**ENTRIES**.
§

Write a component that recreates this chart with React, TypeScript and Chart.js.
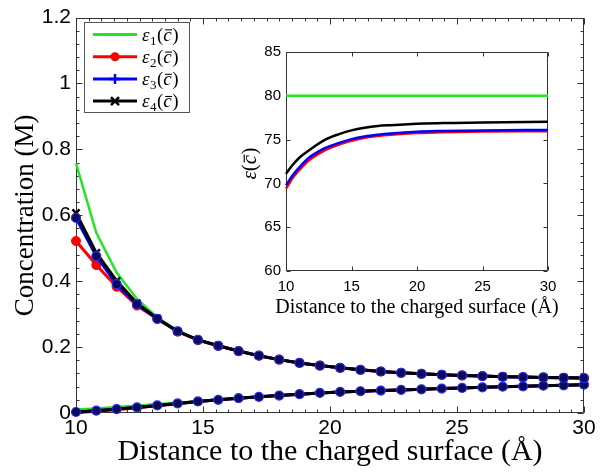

§

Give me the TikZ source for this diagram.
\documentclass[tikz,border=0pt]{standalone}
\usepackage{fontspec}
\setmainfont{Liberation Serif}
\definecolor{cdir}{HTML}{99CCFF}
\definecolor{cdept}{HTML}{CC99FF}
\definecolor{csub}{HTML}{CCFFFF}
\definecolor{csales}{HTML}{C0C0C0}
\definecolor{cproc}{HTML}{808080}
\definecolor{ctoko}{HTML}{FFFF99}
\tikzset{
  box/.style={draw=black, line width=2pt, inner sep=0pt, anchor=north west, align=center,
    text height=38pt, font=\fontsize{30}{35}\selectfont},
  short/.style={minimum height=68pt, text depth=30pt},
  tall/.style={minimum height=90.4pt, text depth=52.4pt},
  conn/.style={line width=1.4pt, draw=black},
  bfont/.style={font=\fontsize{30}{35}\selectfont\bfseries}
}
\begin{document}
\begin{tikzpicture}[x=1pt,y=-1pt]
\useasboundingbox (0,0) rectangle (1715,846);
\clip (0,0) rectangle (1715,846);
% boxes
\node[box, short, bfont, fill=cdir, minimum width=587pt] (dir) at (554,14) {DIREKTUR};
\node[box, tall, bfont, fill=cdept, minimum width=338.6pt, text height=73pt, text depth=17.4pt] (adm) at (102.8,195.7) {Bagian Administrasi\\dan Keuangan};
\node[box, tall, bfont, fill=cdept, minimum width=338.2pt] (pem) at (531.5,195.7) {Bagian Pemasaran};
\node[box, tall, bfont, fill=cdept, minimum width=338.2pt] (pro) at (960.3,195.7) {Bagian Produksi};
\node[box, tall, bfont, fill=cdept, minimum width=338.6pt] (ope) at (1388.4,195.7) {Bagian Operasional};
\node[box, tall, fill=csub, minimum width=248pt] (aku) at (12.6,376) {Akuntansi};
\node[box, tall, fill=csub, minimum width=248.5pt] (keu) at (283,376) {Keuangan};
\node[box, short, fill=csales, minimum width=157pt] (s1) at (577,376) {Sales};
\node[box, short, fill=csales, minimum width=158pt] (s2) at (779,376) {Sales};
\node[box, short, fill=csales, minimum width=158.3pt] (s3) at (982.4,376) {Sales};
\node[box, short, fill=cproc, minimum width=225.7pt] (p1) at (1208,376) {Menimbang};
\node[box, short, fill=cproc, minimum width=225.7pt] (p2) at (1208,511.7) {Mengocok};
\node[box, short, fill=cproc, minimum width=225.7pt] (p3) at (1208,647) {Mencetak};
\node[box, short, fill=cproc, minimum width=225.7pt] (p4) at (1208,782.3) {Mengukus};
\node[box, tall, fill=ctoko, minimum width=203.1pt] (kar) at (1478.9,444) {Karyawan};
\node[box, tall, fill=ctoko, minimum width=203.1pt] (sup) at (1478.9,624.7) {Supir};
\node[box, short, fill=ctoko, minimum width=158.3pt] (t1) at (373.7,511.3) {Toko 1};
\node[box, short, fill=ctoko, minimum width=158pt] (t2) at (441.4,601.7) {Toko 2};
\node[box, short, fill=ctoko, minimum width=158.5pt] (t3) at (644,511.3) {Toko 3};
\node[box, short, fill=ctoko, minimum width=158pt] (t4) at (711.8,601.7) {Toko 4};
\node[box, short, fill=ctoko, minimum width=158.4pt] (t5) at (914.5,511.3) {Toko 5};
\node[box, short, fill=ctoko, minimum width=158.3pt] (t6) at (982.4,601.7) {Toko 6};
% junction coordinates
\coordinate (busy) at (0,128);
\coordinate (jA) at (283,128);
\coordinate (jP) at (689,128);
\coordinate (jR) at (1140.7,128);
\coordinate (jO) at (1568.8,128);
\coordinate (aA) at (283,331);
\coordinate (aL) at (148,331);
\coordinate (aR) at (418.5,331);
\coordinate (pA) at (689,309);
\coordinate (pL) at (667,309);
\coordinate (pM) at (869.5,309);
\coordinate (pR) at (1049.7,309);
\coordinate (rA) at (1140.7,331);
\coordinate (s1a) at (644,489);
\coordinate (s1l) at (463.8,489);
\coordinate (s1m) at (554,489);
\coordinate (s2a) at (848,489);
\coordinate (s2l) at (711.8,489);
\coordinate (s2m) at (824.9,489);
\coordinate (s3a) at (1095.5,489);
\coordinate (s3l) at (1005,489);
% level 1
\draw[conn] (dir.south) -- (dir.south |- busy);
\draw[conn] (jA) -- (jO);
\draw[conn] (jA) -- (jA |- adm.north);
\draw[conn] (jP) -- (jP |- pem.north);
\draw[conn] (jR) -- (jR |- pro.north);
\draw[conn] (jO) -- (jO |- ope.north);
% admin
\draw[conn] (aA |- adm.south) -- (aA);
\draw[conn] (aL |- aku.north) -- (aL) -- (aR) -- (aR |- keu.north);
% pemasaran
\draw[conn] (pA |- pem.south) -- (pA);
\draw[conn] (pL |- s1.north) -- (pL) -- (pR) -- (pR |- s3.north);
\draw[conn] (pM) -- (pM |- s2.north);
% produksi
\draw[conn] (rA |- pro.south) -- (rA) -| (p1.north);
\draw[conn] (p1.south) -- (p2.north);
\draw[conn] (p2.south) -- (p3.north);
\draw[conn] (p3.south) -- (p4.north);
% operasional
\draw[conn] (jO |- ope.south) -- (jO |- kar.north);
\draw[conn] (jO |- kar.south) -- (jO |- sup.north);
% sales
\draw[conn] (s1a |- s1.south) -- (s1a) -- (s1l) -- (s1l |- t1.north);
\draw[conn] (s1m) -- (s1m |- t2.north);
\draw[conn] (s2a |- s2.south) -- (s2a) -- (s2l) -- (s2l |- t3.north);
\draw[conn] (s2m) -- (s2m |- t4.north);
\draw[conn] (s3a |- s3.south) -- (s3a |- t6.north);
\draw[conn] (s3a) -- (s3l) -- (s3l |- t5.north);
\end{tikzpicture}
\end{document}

§

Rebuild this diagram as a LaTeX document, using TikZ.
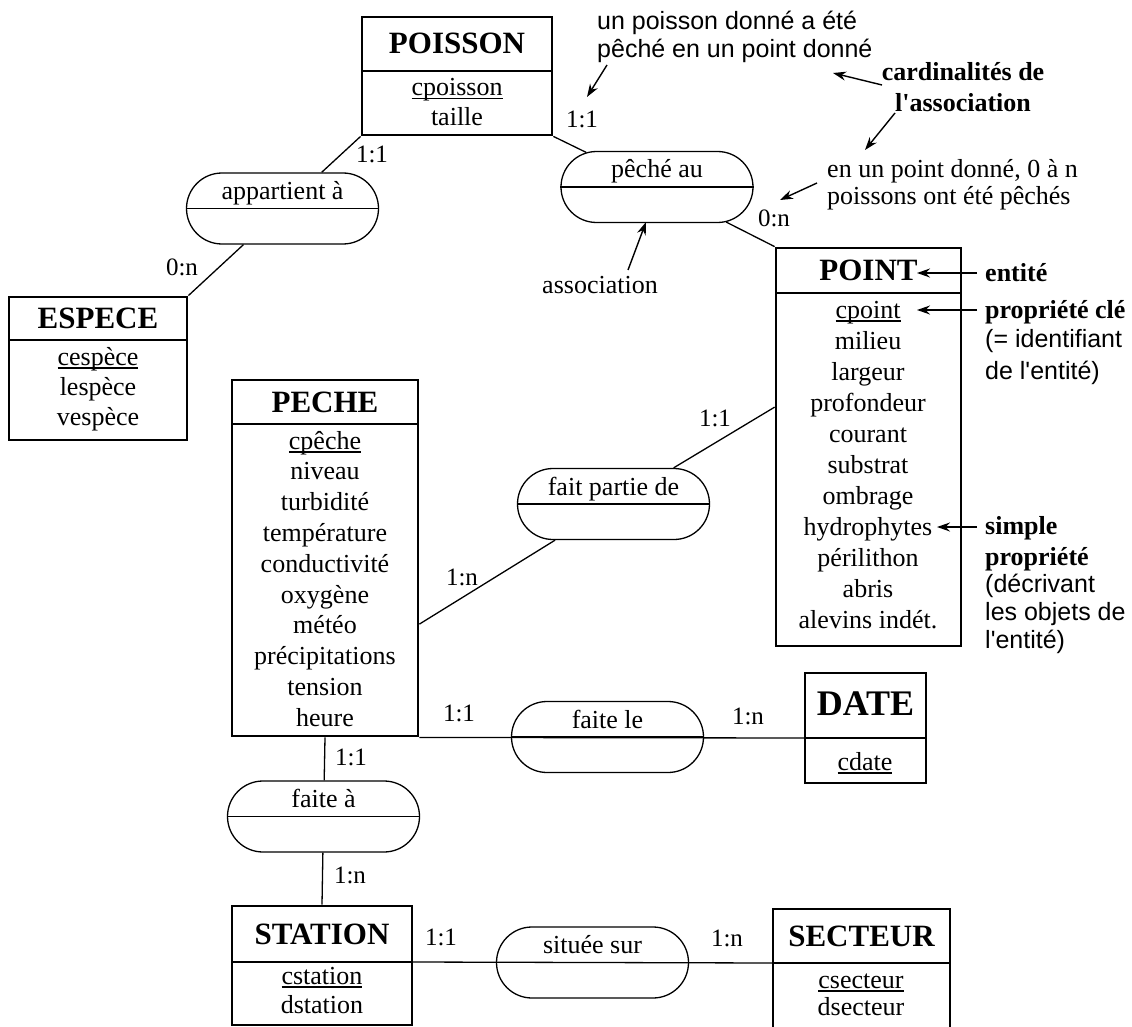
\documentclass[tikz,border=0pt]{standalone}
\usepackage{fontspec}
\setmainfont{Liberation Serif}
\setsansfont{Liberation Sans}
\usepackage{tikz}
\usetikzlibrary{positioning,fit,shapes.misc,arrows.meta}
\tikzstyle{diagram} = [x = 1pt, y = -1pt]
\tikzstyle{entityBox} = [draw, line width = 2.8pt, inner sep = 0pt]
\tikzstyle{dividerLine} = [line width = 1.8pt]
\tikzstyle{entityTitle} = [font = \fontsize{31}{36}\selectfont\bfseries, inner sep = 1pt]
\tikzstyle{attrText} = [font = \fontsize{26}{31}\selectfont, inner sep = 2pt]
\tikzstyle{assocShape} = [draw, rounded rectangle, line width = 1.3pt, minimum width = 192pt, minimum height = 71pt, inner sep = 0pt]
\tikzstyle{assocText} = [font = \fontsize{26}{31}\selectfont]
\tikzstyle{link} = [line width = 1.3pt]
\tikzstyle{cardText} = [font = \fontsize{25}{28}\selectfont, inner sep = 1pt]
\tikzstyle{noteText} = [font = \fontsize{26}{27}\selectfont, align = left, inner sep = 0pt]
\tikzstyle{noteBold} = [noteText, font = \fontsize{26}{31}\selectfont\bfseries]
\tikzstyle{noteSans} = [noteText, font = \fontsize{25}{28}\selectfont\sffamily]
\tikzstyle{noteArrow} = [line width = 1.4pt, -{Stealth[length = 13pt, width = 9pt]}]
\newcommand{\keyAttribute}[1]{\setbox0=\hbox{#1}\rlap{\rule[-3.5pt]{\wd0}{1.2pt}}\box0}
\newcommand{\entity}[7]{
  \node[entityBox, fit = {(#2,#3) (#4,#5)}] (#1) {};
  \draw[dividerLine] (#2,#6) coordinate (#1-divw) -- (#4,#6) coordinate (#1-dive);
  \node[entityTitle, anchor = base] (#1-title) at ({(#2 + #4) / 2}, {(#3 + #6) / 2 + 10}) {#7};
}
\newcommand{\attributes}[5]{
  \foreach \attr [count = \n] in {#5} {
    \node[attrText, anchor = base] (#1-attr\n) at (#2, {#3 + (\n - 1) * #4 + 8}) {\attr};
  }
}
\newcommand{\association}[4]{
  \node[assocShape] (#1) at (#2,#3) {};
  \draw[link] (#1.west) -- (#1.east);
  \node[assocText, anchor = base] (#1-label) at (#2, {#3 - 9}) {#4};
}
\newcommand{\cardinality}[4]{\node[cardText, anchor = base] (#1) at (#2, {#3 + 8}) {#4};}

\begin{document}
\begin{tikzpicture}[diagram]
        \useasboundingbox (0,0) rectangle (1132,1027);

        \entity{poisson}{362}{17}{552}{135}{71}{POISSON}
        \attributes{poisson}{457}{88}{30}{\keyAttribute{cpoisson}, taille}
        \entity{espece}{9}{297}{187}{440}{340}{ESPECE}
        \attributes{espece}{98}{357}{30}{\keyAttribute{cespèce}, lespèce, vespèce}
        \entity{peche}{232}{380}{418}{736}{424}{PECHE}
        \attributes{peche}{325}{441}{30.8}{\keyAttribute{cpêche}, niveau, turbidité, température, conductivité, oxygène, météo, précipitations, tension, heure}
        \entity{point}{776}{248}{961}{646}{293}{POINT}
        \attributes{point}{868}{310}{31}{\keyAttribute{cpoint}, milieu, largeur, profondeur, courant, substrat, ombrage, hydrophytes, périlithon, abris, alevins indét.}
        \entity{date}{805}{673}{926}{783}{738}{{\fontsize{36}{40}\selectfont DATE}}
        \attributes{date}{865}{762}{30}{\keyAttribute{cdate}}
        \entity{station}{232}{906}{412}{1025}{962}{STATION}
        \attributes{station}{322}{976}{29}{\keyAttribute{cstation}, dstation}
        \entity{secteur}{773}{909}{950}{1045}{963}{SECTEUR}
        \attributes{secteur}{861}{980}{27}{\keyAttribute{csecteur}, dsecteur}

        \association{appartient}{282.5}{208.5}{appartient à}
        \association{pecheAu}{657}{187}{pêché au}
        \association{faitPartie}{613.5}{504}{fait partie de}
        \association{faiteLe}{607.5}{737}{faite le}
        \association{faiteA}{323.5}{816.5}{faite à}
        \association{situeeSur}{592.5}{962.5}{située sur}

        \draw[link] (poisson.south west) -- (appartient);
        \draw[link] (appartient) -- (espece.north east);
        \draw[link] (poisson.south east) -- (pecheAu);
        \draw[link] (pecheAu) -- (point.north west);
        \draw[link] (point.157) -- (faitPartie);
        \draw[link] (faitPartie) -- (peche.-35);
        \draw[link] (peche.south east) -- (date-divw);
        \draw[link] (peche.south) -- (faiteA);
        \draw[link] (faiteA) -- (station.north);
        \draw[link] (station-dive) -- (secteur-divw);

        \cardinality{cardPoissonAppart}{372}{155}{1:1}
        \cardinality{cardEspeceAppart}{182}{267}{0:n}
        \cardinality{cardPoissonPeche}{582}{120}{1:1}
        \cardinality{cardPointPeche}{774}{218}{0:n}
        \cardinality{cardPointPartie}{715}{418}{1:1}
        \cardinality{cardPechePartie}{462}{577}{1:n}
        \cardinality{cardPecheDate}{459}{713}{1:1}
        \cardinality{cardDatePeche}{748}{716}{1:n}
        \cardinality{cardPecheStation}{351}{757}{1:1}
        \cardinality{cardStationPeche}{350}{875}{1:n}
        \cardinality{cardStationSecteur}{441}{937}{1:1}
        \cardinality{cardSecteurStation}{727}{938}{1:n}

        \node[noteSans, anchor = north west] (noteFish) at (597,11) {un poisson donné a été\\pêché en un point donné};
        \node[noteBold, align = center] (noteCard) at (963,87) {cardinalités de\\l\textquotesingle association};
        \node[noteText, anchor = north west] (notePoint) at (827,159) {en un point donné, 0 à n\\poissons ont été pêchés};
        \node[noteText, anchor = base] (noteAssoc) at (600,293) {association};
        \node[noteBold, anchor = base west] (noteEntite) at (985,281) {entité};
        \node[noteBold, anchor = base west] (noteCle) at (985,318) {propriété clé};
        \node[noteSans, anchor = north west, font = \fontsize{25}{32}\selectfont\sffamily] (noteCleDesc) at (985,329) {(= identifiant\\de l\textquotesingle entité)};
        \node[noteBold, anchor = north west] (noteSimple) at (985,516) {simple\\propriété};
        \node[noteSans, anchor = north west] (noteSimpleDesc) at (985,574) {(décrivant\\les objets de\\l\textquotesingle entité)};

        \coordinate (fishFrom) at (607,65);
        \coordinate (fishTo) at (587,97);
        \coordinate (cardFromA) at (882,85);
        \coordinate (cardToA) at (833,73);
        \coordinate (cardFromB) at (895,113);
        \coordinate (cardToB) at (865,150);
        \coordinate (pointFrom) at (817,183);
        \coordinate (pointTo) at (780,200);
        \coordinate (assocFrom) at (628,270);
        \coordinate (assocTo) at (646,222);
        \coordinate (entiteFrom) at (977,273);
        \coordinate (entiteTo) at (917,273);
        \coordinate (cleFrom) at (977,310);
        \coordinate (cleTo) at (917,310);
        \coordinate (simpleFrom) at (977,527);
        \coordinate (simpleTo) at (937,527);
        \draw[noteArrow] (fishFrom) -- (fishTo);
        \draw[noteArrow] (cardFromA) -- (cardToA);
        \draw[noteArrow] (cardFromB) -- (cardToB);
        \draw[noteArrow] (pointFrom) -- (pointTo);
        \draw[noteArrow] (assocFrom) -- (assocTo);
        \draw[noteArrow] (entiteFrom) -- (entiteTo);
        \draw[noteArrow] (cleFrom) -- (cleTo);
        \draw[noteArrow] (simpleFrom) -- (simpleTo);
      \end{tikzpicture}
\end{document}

§

**WHAT THE TASK REQUIRES**.
Report the number of lines holding the string "diagram", without any other words.

**RESULT**.
4